2024-10-28T17:35:52.951Z

that sounds great. I am pretty sure, that sagemaker also offers a way to directly export it to your RDS database as both are services from aws

@B33fb0n3 that sounds great. I am pretty sure, that sagemaker also offers a way to directly export it to your RDS database as both are services from aws

Dwarf CrocodileOP

2024-10-28T17:55:26.001Z

wow, are there any tutorials or docs that I can follow?

and I think i will be able to read and process/parse the data much faster if the data is in DATABASE than fetching it from S3

and maybe use cloudfront to make it even more fast?

@Dwarf Crocodile wow, are there any tutorials or docs that I can follow?

B33fb0n3

2024-10-28T17:57:57.419Z

I just checked the docs and it doesn't look like you can export it to RDS 😦

@Dwarf Crocodile and maybe use cloudfront to make it even more fast?

B33fb0n3

2024-10-28T17:58:43.321Z

you are right: cloudfront is a CDN and will serve your data. When directly serving it from the origin (your s3) it can get very expensive

@B33fb0n3 I just checked the docs and it doesn't look like you can export it to RDS 😦

Dwarf CrocodileOP

2024-10-29T10:24:55.952Z

Oh..no worries.

@B33fb0n3 you are right: cloudfront is a CDN and will serve your data. When directly serving it from the origin (your s3) it can get very expensive

Dwarf CrocodileOP

2024-10-29T10:34:57.360Z

My webpage takes a bit of time when it first loads a protein structure.

The thing is:
Every protein has a .csv, .pdb and some other .xlsx files on S3.
A user selects a protein from dropdown, and then I fetch all the files of that protein.

These are large files (for some bigger proteins, they are about 5k+ lines).

Protein structures are generated by data coming from .pdb files.
Atom level summaries when a user clicks on specific atom in 3d structure is coming from .csv file. And so on.

How can I improve my website's latency? and overall performance and speed?

@Dwarf Crocodile My webpage takes a bit of time when it first loads a protein structure. The thing is: Every protein has a `.csv`, `.pdb` and some other `.xlsx` files on S3. A user selects a protein from dropdown, and then I fetch all the files of that protein. These are large files (for some bigger proteins, they are about 5k+ lines). Protein structures are generated by data coming from `.pdb` files. Atom level summaries when a user clicks on specific atom in 3d structure is coming from `.csv` file. And so on. How can I improve my website's latency? and overall performance and speed?

B33fb0n3

2024-10-29T11:15:40.860Z

you are experiencing one of many problems of saving data inside a file: the whole file need to be downloaded. And that takes time. So instead of downloading the whole file, you can only fetch the data, that you really need.
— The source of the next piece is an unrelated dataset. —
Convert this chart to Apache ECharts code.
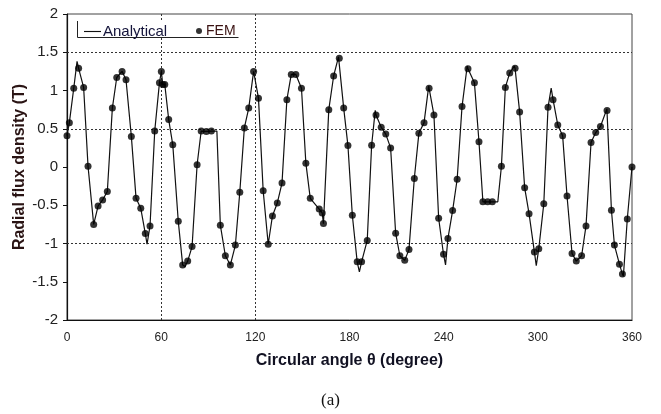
<!DOCTYPE html>
<html>
<head>
<meta charset="utf-8">
<script src="https://cdn.jsdelivr.net/npm/echarts@6/dist/echarts.min.js"></script>
<style>
  html, body { margin: 0; padding: 0; background: #fff; }
  #chart { width: 661px; height: 414px; }
</style>
</head>
<body>
<div id="chart"></div>
<script>
// FEM samples: circular angle (degree) and radial flux density (T)
const femAngle = [
  0, 1.5, 4.3, 7.4, 10.6, 13.4, 17.0, 19.8, 22.7, 25.7, 28.9, 31.7, 35.1, 37.6, 41.0, 44.0, 47.0, 49.9, 52.9, 55.9,
  58.9, 60.1, 61.0, 62.3, 64.8, 67.4, 70.9, 73.7, 76.9, 79.7, 82.9, 85.5, 88.8, 92.0, 97.7, 100.9, 104.1, 107.3, 110.1, 113.0,
  115.8, 118.9, 122.0, 125.0, 128.2, 130.9, 134.0, 137.0, 140.1, 142.9, 145.8, 149.4, 152.2, 155.0, 160.7, 162.6, 163.4, 166.8, 169.9, 173.5,
  176.3, 179.0, 181.8, 184.9, 187.7, 191.3, 194.1, 196.9, 200.2, 203.1, 206.2, 209.4, 212.1, 215.2, 217.9, 221.3, 224.2, 227.5, 230.7, 233.8,
  236.8, 239.9, 242.7, 245.7, 248.6, 251.7, 255.5, 259.6, 262.5, 265.0, 268.0, 271.0, 276.8, 279.3, 282.1, 285.5, 288.4, 291.6, 294.4, 297.8,
  300.6, 303.8, 306.5, 309.7, 312.7, 315.8, 318.6, 321.8, 324.5, 327.9, 330.7, 333.9, 336.9, 339.9, 344.1, 346.9, 348.8, 352.0, 353.9, 357.0,
  360
];
const femB = [
  0.41, 0.58, 1.03, 1.29, 1.04, 0.01, -0.75, -0.51, -0.43, -0.32, 0.77, 1.17, 1.25, 1.14, 0.40, -0.41, -0.54, -0.87, -0.77, 0.47,
  1.10, 1.25, 1.08, 1.08, 0.62, 0.29, -0.71, -1.28, -1.23, -1.04, 0.03, 0.47, 0.465, 0.47, -0.76, -1.16, -1.28, -1.02, -0.33, 0.51,
  0.77, 1.25, 0.90, -0.31, -1.01, -0.64, -0.47, -0.21, 0.88, 1.21, 1.21, 1.03, 0.05, -0.41, -0.55, -0.60, -0.74, 0.75, 1.19, 1.42,
  0.77, 0.28, -0.63, -1.24, -1.24, -0.96, 0.285, 0.68, 0.52, 0.43, 0.25, -0.865, -1.16, -1.22, -1.08, -0.15, 0.44, 0.58, 1.03, 0.68,
  -0.67, -1.14, -0.935, -0.57, -0.16, 0.79, 1.285, 1.10, 0.33, -0.455, -0.455, -0.455, 0.01, 1.04, 1.23, 1.29, 0.72, -0.27, -0.61, -1.11,
  -1.07, -0.48, 0.78, 0.88, 0.55, 0.41, -0.38, -1.13, -1.23, -1.16, -0.77, 0.32, 0.45, 0.53, 0.74, -0.565, -1.02, -1.27, -1.40, -0.68,
  0.0
];

// Analytical curve: passes through the FEM samples, plus its own extrema between samples
const peakAngle = [6.4, 51.0, 75.3, 95.5, 173.0, 186.3, 196.4, 230.5, 241.2, 255.0, 274.5, 285.0, 299.0, 308.5, 344.0, 354.5];
const peakB     = [1.38, -1.01, -1.30, 0.47, 1.44, -1.37, 0.74, 1.06, -1.28, 1.32, -0.455, 1.32, -1.29, 1.03, 0.76, -1.43];

// Axis ticks and dotted reference lines
const xTicks = [0, 60, 120, 180, 240, 300, 360];
const yTicks = [-2, -1.5, -1, -0.5, 0, 0.5, 1, 1.5, 2];
const refB = [1.5, 0.5, -1];
const refAngle = [60, 120];

const femData = femAngle.map((a, i) => [a, femB[i]]);
const analyticalData = femData
  .concat(peakAngle.map((a, i) => [a, peakB[i]]))
  .sort((p, q) => p[0] - q[0]);

const chart = echarts.init(document.getElementById('chart'), null, { renderer: 'canvas' });

const refLines = refB.map(v => ({ yAxis: v })).concat(refAngle.map(v => ({ xAxis: v })));

chart.setOption({
  animation: false,
  backgroundColor: '#fff',
  textStyle: { fontFamily: 'Liberation Sans, Arial, sans-serif' },
  grid: {
    left: 67, right: 29, top: 14, bottom: 94,
    outerBoundsMode: 'none', containLabel: false,
    show: true, borderColor: '#444', borderWidth: 1, backgroundColor: 'transparent'
  },
  legend: [
    {
      data: [{ name: 'Analytical', icon: 'path://M0,0 L18,0 L18,1.2 L0,1.2 Z' }],
      left: 84, top: 24, itemWidth: 17, itemHeight: 1.4, itemGap: 0, padding: 0,
      textStyle: { fontSize: 15, color: '#14143a', padding: [0, 0, 0, -3] }, z: 20
    },
    {
      data: [{ name: 'FEM', icon: 'circle' }],
      left: 196, top: 24, itemWidth: 6, itemHeight: 6, padding: 0,
      textStyle: { fontSize: 14, color: '#3a1212', padding: [0, 0, 0, -1] }, z: 20
    }
  ],
  graphic: [
    { type: 'rect', shape: { x: 77, y: 21, width: 162, height: 17 }, style: { fill: '#fff' }, z: 15 },
    { type: 'polyline', shape: { points: [[77.5, 21], [77.5, 37.5], [238.5, 37.5]] },
      style: { stroke: '#222', lineWidth: 1, fill: null }, z: 16 },
    { type: 'text', left: 'center', top: 392,
      style: { text: '(a)', font: '17px "Liberation Serif", "Times New Roman", serif', fill: '#111' } }
  ],
  xAxis: {
    type: 'value', min: 0, max: 360, interval: 60,
    name: 'Circular angle θ (degree)', nameLocation: 'middle', nameGap: 33, nameMoveOverlap: false,
    nameTextStyle: { fontSize: 16, fontWeight: 'bold', color: '#111122' },
    axisLine: { onZero: false, lineStyle: { color: '#111', width: 1.2 } },
    axisTick: { show: false },
    axisLabel: { fontSize: 12, color: '#222', margin: 12,
      customValues: xTicks },
    splitLine: { show: false }
  },
  yAxis: {
    type: 'value', min: -2, max: 2, interval: 0.5,
    name: 'Radial flux density (T)', nameLocation: 'middle', nameGap: 39, nameMoveOverlap: false,
    nameTextStyle: { fontSize: 16, fontWeight: 'bold', color: '#2a1414' },
    axisLine: { show: true, onZero: false, lineStyle: { color: '#111', width: 1.2 } },
    axisTick: { show: true, length: 4, lineStyle: { color: '#111' } },
    axisLabel: { fontSize: 15, color: '#222', margin: 9,
      formatter: v => (yTicks.includes(v) ? String(v) : '') },
    splitLine: { show: false }
  },
  series: [
    {
      name: 'Analytical', type: 'line', data: analyticalData,
      showSymbol: false, symbol: 'none', smooth: false,
      lineStyle: { color: '#111', width: 1.2 },
      itemStyle: { color: '#111' },
      z: 3,
      markLine: {
        silent: true, symbol: 'none', label: { show: false },
        lineStyle: { type: [2, 2], color: '#333', width: 1 },
        data: refLines, z: 1
      }
    },
    {
      name: 'FEM', type: 'scatter', data: femData,
      symbol: 'circle', symbolSize: 7,
      itemStyle: { color: '#000' },
      z: 4
    }
  ]
});
</script>
</body>
</html>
And now we are on the Database side: use a database to fetch only the data that you need.

B33fb0n3

2024-10-31T07:29:46.114Z

@Dwarf Crocodile solved?

@B33fb0n3 you are experiencing one of many problems of saving data inside a file: the whole file need to be downloaded. And that takes time. So instead of downloading the whole file, you can only fetch the data, that you really need. And now we are on the Database side: use a database to fetch only the data that you need.

Dwarf CrocodileOP

2024-11-05T10:51:52.089Z

For some .csv or .pdb files, i need to fetch the whole data, however long it is, so for that?